The true industrial nature of the building was only evident upon closer inspection, with machinery visible through the great rose window above the main entrance. Along with a carefully devised landscaping plan, the property resembled a beautiful park.
About This Place
About This Place
The Waterworks was one of the largest of Beverly Hills’ civic buildings at the time of its construction and was considered an innovative engineering marvel on the West Coast. Many referred the building as Beverly Hills’ Independence Hall for the role it played in allowing the city, with its own water source, to remain independent of Los Angeles.
The Waterworks Building served as Beverly Hills’ water treatment plant until 1976. Though proposed for demolition in the 1980s, the distinctive building was adaptively reused in 1991 by the Academy of Motion Picture Arts and Sciences as a library and film archive. It is known today as the Fairbanks Center for Motion Picture Study.
Our Position
From 1986, when the Waterworks Building became threatened to 1991, when the building reopened as the Fairbanks Center for Motion Picture Study, the Los Angeles Conservancy and the Friends of the Waterworks worked tirelessly to save this threatened Beverly Hills landmark.

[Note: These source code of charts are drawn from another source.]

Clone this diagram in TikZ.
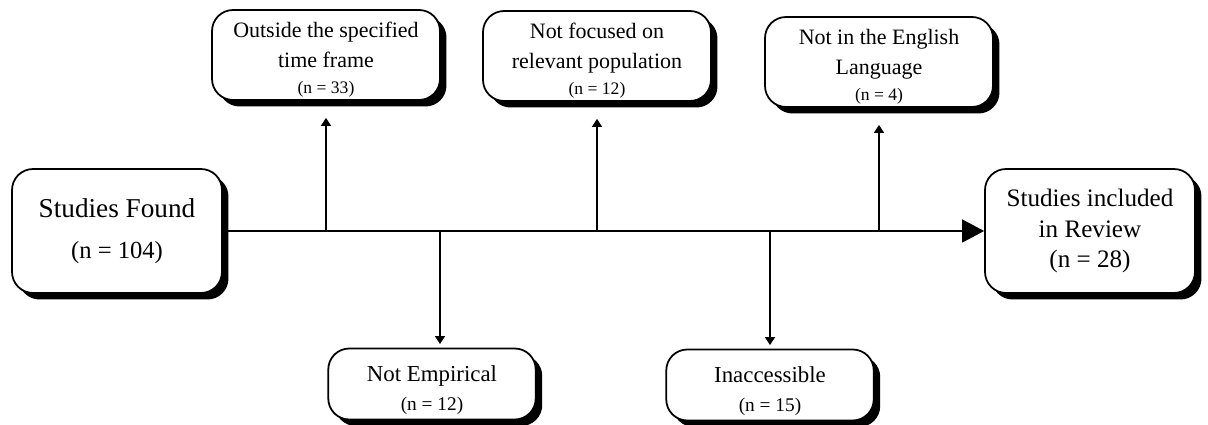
\documentclass[tikz,border=0pt]{standalone}
\usepackage{fontspec}
\setmainfont{Liberation Serif}
\usetikzlibrary{shadows,arrows.meta}

\begin{document}
\begin{tikzpicture}[
        x=0.02cm, y=-0.02cm,
        box/.style={draw, line width=1pt, fill=white, rounded corners=0.42cm, align=center, inner sep=0pt,
                drop shadow={shadow xshift=0.13cm, shadow yshift=-0.13cm, fill=black, opacity=1}},
        upbox/.style={box, minimum width=4.56cm, minimum height=1.8cm, font=\fontsize{12.5}{17}\selectfont},
        downbox/.style={box, minimum width=4.15cm, minimum height=1.42cm, font=\fontsize{13}{15}\selectfont},
        bigbox/.style={box, minimum width=4.2cm, minimum height=2.48cm},
        branch/.style={line width=1.1pt, -{Triangle[length=4.5pt,width=5.5pt]}},
        mainline/.style={line width=1.1pt, -{Triangle[length=12.5pt,width=13pt]}}
    ]
    \useasboundingbox (0,0) rectangle (1208,425);

    \node[bigbox, font=\fontsize{15.5}{18}\selectfont] (found) at (117,231)
        {Studies Found\\[5pt]{\fontsize{14}{16}\selectfont(n = 104)}};
    \node[bigbox, font=\fontsize{14.3}{17.5}\selectfont] (incl) at (1090,231)
        {Studies included\\in Review\\(n = 28)};

    \node[upbox] (out) at (326,55)
        {\rule{0pt}{14pt}Outside the specified\\time frame\\[-2pt]{\fontsize{10}{12}\selectfont(n = 33)}};
    \node[upbox] (foc) at (597,56)
        {\rule{0pt}{14pt}Not focused on\\relevant population\\[-2pt]{\fontsize{10}{12}\selectfont(n = 12)}};
    \node[upbox] (eng) at (879,62)
        {\rule{0pt}{14pt}Not in the English\\Language\\[-2pt]{\fontsize{10}{12}\selectfont(n = 4)}};

    \node[downbox] (emp) at (432,384)
        {\rule{0pt}{16pt}Not Empirical\\[1pt]{\fontsize{11}{13}\selectfont(n = 12)}};
    \node[downbox] (inac) at (770,385)
        {\rule{0pt}{16pt}Inaccessible\\[1pt]{\fontsize{11}{13}\selectfont(n = 15)}};

    \draw[mainline] (found.east) -- (incl.west);

    \draw[branch, shorten >=0.34cm] (out.south |- found.east) -- (out.south);
    \draw[branch, shorten >=0.34cm] (foc.south |- found.east) -- (foc.south);
    \draw[branch, shorten >=0.34cm] (eng.south |- found.east) -- (eng.south);
    \draw[branch, shorten >=2pt] ([xshift=0.16cm]emp.north |- found.east) -- ([xshift=0.16cm]emp.north);
    \draw[branch, shorten >=2pt] (inac.north |- found.east) -- (inac.north);
\end{tikzpicture}
\end{document}
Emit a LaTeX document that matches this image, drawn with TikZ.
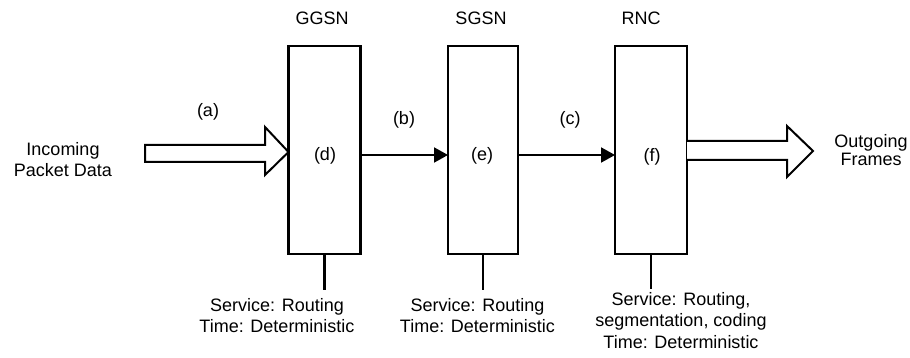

To successfully save the Waterworks Building, a new use and tenant were needed to rehabilitate the venerable structure, considered an engineering feat when completed in 1928. A lawsuit jointly filed by the Conservancy and Friends of the Waterworks blocked the demolition and gained more time for adaptive reuse proposals to be submitted.
The Academy of Motion Picture Arts and Sciences submitted a proposal to adaptively reuse the structure for their research library, which opened in 1991, following a $5 million rehabilitation. The effort to save the Waterworks Building demonstrated the importance of adaptive reuse in revitalizing historic structures whose original use is no longer viable.